En una democracia, como la que Venezuela logró construir durante la República Civil, desde 1958 y hasta 1998, a pesar de todos los pesares, reales o inventados; la dinámica política permitía o favorecía el cambio, el pluralismo y la civilidad. Incluso en sus tiempos más álgidos.
Todo eso se fue transmutando, con gran habilidad, desde 1999. Poco a poco, pero sin pausa, se fue montando una hegemonía despótica, depredadora y envilecida que ha ido destruyendo al país, y malbaratando la época del auge de los precios del petróleo más prolongada y caudalosa de nuestra historia.
En la década muy difícil de los años noventa del siglo XX, el promedio del precio petrolero nacional alcanzó los 15 dólares. Años después, ya la hegemonía en consolidación, ese mismo precio superó los 150 dólares. Diez veces más. Nada de lo cual, por cierto, tuvo que ver con Miraflores sino con las realidades del mercado petrolero internacional.

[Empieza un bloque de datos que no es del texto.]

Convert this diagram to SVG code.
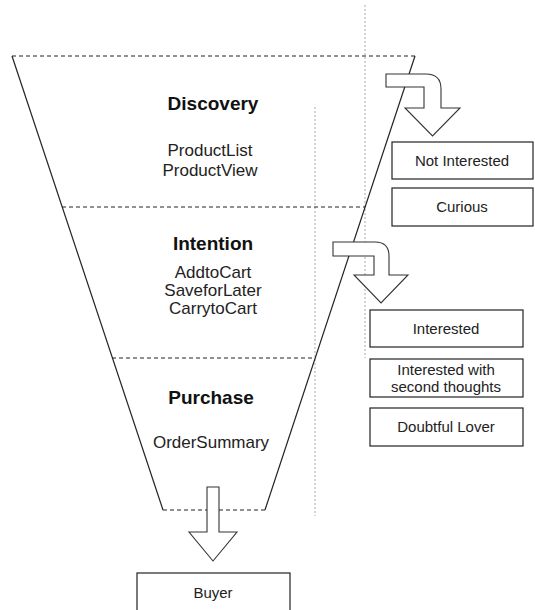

Todo eso se ha dicho y repetido, y debe seguirse haciendo, sobre todo para que las nuevas generaciones entiendan las cosas en perspectiva o en contexto histórico.
En la referida transmutación, la lucha política y civil, degeneró en guerra sin cuartel. Los adversarios son considerados, por el poder establecido, como enemigos. Y la habilidad de la hegemonía ha producido una nueva especie de supuestos adversarios, que son los cómplices. La corrupción colosal de la hegemonía, acaso su eje fundamental, ha dado para eso y más.
Para los mandoneros del poder, los adversarios son o enemigos o cómplices. No hay más espacio. Incluso en sus filas, la purga es la norma, sin excluir la cárcel y también la desaparición.
Estas verdades me dan esperanza. Sí, esperanza. Venezuela no es así. La manera de ser de la generalidad de los venezolanos no es así. Estamos como esclavizados por la hegemonía. Y tenemos y podemos liberarnos. Nos costará mucho. Sin duda. Pero la nación venezolana no es Tocorón.